-- start Provided material --

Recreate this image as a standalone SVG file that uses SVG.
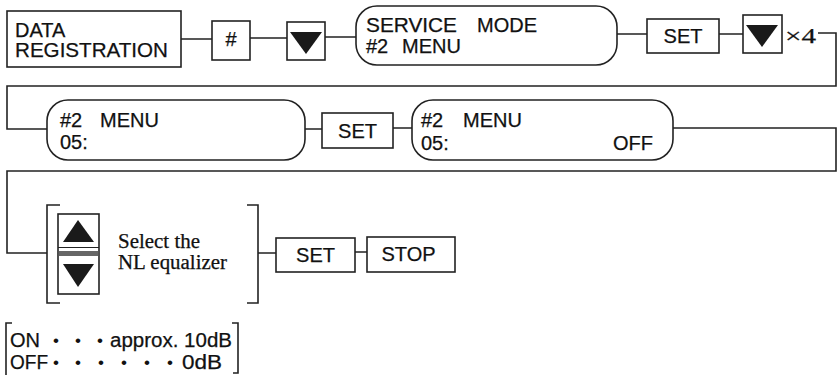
<svg xmlns="http://www.w3.org/2000/svg" width="839" height="375" viewBox="0 0 839 375">
<style>
.b{fill:#fff;stroke:#222;stroke-width:1.6}
.l{fill:none;stroke:#222;stroke-width:1.6}
.t{font-family:"Liberation Sans",Arial,sans-serif;font-size:20px;fill:#111;stroke:#111;stroke-width:0.25}
.s{font-family:"Liberation Serif","Times New Roman",serif;font-size:20px;fill:#111;stroke:#111;stroke-width:0.25}
.d{font-family:"Liberation Sans",Arial,sans-serif;font-size:17px;fill:#111;text-anchor:middle}
.tri{fill:#1a1a1a}
</style>
<rect width="839" height="375" fill="#fff"/>
<g id="connectors">
<path class="l" d="M181 39H212M250 38H287M325 37H356"/>
<path class="l" d="M617 34H647M719 34H743"/>
<path class="l" d="M818 33H836V86H7V129H47"/>
<path class="l" d="M305 129H322M393 128H412"/>
<path class="l" d="M673 128H836V171H7V253H47"/>
<path class="l" d="M258 253H276M355 252H367"/>
</g>
<g id="data-registration">
<rect class="b" x="7" y="11" width="174" height="56"/>
<text class="t" x="15" y="37">DATA</text>
<text class="t" x="15" y="57" textLength="153" lengthAdjust="spacingAndGlyphs">REGISTRATION</text>
</g>
<g id="hash">
<rect class="b" x="212" y="21" width="38" height="39"/>
<text class="t" x="231" y="46" text-anchor="middle">#</text>
</g>
<g id="down1">
<rect class="b" x="287" y="22" width="38" height="38"/>
<path class="tri" d="M290 32H322L306 54Z"/>
</g>
<g id="service-mode">
<rect class="b" x="356" y="6" width="261" height="59" rx="21" ry="21"/>
<text class="t" x="366" y="32" textLength="91" lengthAdjust="spacingAndGlyphs">SERVICE</text>
<text class="t" x="477" y="32">MODE</text>
<text class="t" x="366" y="53">#2</text>
<text class="t" x="402" y="53">MENU</text>
</g>
<g id="set1">
<rect class="b" x="647" y="19" width="72" height="34"/>
<text class="t" x="683" y="43" text-anchor="middle">SET</text>
</g>
<g id="down2">
<rect class="b" x="743" y="15" width="39" height="38"/>
<path class="tri" d="M746 25H778L762 47Z"/>
<text class="s" x="785" y="43" font-size="22" textLength="31" lengthAdjust="spacingAndGlyphs">×4</text>
</g>
<g id="menu05">
<rect class="b" x="47" y="100" width="258" height="60" rx="21" ry="21"/>
<text class="t" x="60" y="127">#2</text>
<text class="t" x="100" y="127">MENU</text>
<text class="t" x="60" y="149">05:</text>
</g>
<g id="set2">
<rect class="b" x="322" y="113" width="71" height="35"/>
<text class="t" x="357.5" y="138" text-anchor="middle">SET</text>
</g>
<g id="menu05-off">
<rect class="b" x="412" y="100" width="261" height="60" rx="21" ry="21"/>
<text class="t" x="421" y="127">#2</text>
<text class="t" x="463" y="127">MENU</text>
<text class="t" x="421" y="150">05:</text>
<text class="t" x="613" y="150">OFF</text>
</g>
<g id="select">
<path class="l" d="M60 205H47V303H60M247 205H258V303H247"/>
<rect class="b" x="58" y="214" width="41" height="80"/>
<line x1="58" y1="247.5" x2="99" y2="247.5" stroke="#222" stroke-width="1.2"/>
<rect x="58.8" y="251" width="39.4" height="5" fill="#666"/>
<path class="tri" d="M78 220L94 242H63Z"/>
<path class="tri" d="M63 264H94L78 287Z"/>
<text class="s" x="118" y="248" textLength="82" lengthAdjust="spacingAndGlyphs">Select the</text>
<text class="s" x="118" y="269" textLength="109" lengthAdjust="spacingAndGlyphs">NL equalizer</text>
</g>
<g id="set3">
<rect class="b" x="276" y="238" width="79" height="34"/>
<text class="t" x="315.5" y="262" text-anchor="middle">SET</text>
</g>
<g id="stop">
<rect class="b" x="367" y="237" width="88" height="35"/>
<text class="t" x="408.5" y="261" text-anchor="middle">STOP</text>
</g>
<g id="legend">
<path class="l" d="M12 323H6V375"/>
<path class="l" d="M232 323H238V373H233"/>
<text class="t" x="10" y="347">ON</text>
<text class="d" x="56" y="346">•</text>
<text class="d" x="78" y="346">•</text>
<text class="d" x="100" y="346">•</text>
<text class="t" x="110" y="347" textLength="122" lengthAdjust="spacingAndGlyphs">approx. 10dB</text>
<text class="t" x="10" y="369" textLength="38" lengthAdjust="spacingAndGlyphs">OFF</text>
<text class="d" x="56" y="368">•</text>
<text class="d" x="78" y="368">•</text>
<text class="d" x="101" y="368">•</text>
<text class="d" x="124" y="368">•</text>
<text class="d" x="147" y="368">•</text>
<text class="d" x="170" y="368">•</text>
<text class="t" x="182" y="369" textLength="40" lengthAdjust="spacingAndGlyphs">0dB</text>
</g>
</svg>
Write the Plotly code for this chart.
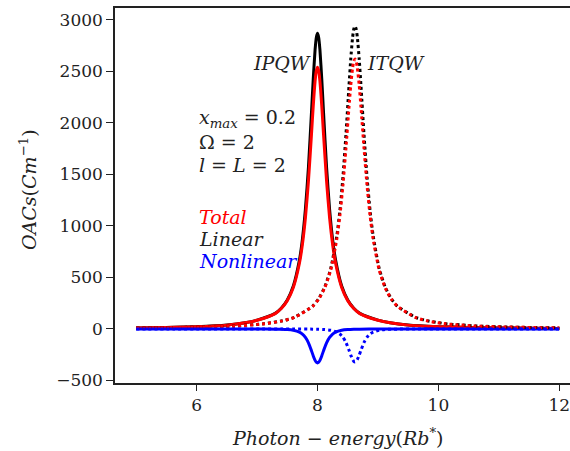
import plotly.graph_objects as go

# ---- IPQW (solid curves, peak near 8.0) ----
x_ipqw = [5.0, 5.5, 6.0, 6.5, 6.8, 7.0, 7.3, 7.4, 7.5, 7.6, 7.7, 7.75, 7.8, 7.85, 7.9,
          7.93, 7.96, 7.98, 8.0, 8.02, 8.04, 8.07, 8.1, 8.15, 8.2, 8.25, 8.3, 8.4,
          8.5, 8.6, 8.7, 9.0, 9.2, 9.5, 10.0, 10.5, 11.0, 11.5, 12.0]
linear_ipqw = [10, 14, 22, 38, 60, 85, 151, 201, 281, 416, 666, 870, 1162, 1570, 2098,
               2431, 2711, 2828, 2870, 2828, 2711, 2431, 2098, 1570, 1162, 870, 666, 416,
               281, 201, 151, 85, 60, 38, 22, 14, 10, 7, 5]
nonlinear_ipqw = [0, 0, -1, -1, -1, -1, -2, -3, -6, -13, -31, -50, -83, -135, -211,
                  -262, -305, -323, -330, -323, -305, -262, -211, -135, -83, -50, -31, -13,
                  -6, -3, -2, -1, -1, -1, 0, 0, 0, 0, 0]
total_ipqw = [10, 14, 21, 37, 59, 84, 149, 198, 275, 403, 635, 820, 1079, 1435, 1887,
              2169, 2406, 2505, 2540, 2505, 2406, 2169, 1887, 1435, 1079, 820, 635, 403,
              275, 198, 149, 84, 59, 37, 22, 14, 10, 7, 5]

# ---- ITQW (dotted curves, peak near 8.62) ----
x_itqw = [5.0, 5.62, 6.12, 6.62, 7.12, 7.42, 7.62, 7.92, 8.02, 8.12, 8.22, 8.32, 8.37,
          8.42, 8.47, 8.52, 8.55, 8.58, 8.60, 8.62, 8.64, 8.66, 8.69, 8.72, 8.77, 8.82,
          8.87, 8.92, 9.02, 9.12, 9.22, 9.32, 9.62, 9.82, 10.12, 10.62, 11.12, 11.62, 12.0]
linear_itqw = [9, 13, 19, 29, 51, 79, 113, 222, 294, 406, 588, 906, 1147,
               1470, 1882, 2352, 2620, 2827, 2911, 2940, 2911, 2827, 2620, 2352, 1882, 1470,
               1147, 906, 588, 406, 294, 222, 113, 79, 51, 29, 19, 13, 10]
nonlinear_itqw = [0, 0, 0, -1, -1, -1, -1, -2, -3, -6, -13, -30, -49,
                  -80, -131, -205, -254, -296, -314, -320, -314, -296, -254, -205, -131, -80,
                  -49, -30, -13, -6, -3, -2, -1, -1, -1, 0, 0, 0, 0]
total_itqw = [9, 13, 19, 28, 50, 78, 112, 220, 291, 400, 575, 876, 1098,
              1390, 1751, 2147, 2366, 2531, 2597, 2620, 2597, 2531, 2366, 2147, 1751, 1390,
              1098, 876, 575, 400, 291, 220, 112, 78, 50, 28, 19, 13, 10]

x_ticks = [6, 8, 10, 12]
y_ticks = [-500, 0, 500, 1000, 1500, 2000, 2500, 3000]

FONT = "DejaVu Serif"
LW = 3
INK = "#222222"

fig = go.Figure()
for xs, lin, tot, non, dash in [
    (x_ipqw, linear_ipqw, total_ipqw, nonlinear_ipqw, "solid"),
    (x_itqw, linear_itqw, total_itqw, nonlinear_itqw, "dot"),
]:
    fig.add_trace(go.Scatter(x=xs, y=lin, mode="lines", line=dict(color="black", width=LW, dash=dash, shape="spline", smoothing=0.6), showlegend=False))
    fig.add_trace(go.Scatter(x=xs, y=tot, mode="lines", line=dict(color="#ff0000", width=LW, dash=dash, shape="spline", smoothing=0.6), showlegend=False))
    fig.add_trace(go.Scatter(x=xs, y=non, mode="lines", line=dict(color="#0000ff", width=LW, dash=dash, shape="spline", smoothing=0.6), showlegend=False))

annots = [
    dict(x=6.9, y=2583, text="<i>IPQW</i>", color=INK),
    dict(x=8.78, y=2583, text="<i>ITQW</i>", color=INK),
    dict(x=6.0, y=2040, text="<i>x</i><sub><i>max</i></sub> = 0.2", color=INK),
    dict(x=6.0, y=1812, text="Ω = 2", color=INK),
    dict(x=6.0, y=1590, text="<i>l</i> = <i>L</i> = 2", color=INK),
    dict(x=6.0, y=1090, text="<i>Total</i>", color="#ff0000"),
    dict(x=6.0, y=876, text="<i>Linear</i>", color=INK),
    dict(x=6.0, y=662, text="<i>Nonlinear</i>", color="#0000ff"),
]
for a in annots:
    fig.add_annotation(x=a["x"], y=a["y"], text=a["text"], showarrow=False,
                       xanchor="left", yanchor="middle",
                       font=dict(family=FONT, size=19, color=a["color"]))

fig.add_annotation(xref="paper", yref="paper", x=0.488, y=-0.144,
                   text="<i>Photon</i> − <i>energy</i>(<i>Rb</i><sup>*</sup>)",
                   showarrow=False, xanchor="center", yanchor="middle",
                   font=dict(family=FONT, size=19, color=INK))
fig.add_annotation(xref="paper", yref="paper", x=-0.191, y=0.515,
                   text="<i>OACs</i>(<i>Cm</i><sup>−1</sup>)", textangle=-90,
                   showarrow=False, xanchor="center", yanchor="middle",
                   font=dict(family=FONT, size=19, color=INK))

fig.update_layout(
    width=570, height=451,
    margin=dict(l=115, r=0, t=8, b=68),
    plot_bgcolor="white", paper_bgcolor="white",
    xaxis=dict(range=[4.65, 12.177], tickvals=x_ticks, ticktext=[str(v) for v in x_ticks],
               showgrid=False, zeroline=False, showline=True, linecolor=INK, linewidth=1.5,
               mirror=True, ticks="outside", ticklen=6, tickwidth=1.3, tickcolor=INK,
               ticklabeloverflow="allow",
               tickfont=dict(family=FONT, size=17, color=INK)),
    yaxis=dict(range=[-525, 3116], tickvals=y_ticks,
               ticktext=["−500" if v < 0 else str(v) for v in y_ticks],
               showgrid=False, zeroline=False, showline=True, linecolor=INK, linewidth=1.5,
               ticks="outside", ticklen=7, tickwidth=1.3, tickcolor=INK,
               tickfont=dict(family=FONT, size=17, color=INK)),
)

fig.write_html("out.html")
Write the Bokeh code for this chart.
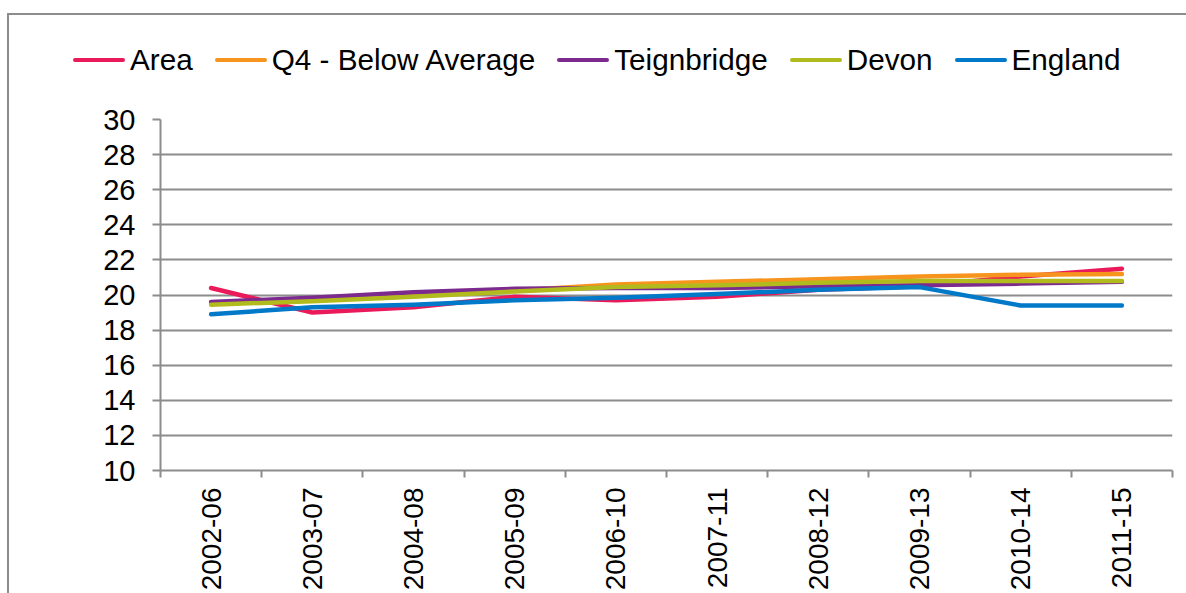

-- end Provided material --

The material above holds pictures; leave them out. Repeat exactly the lines from the one containing "Write the Plotly code for this chart." through the one containing "import plotly.graph_objects as go", and nothing else.

# Task output
Write the Plotly code for this chart.
import plotly.graph_objects as go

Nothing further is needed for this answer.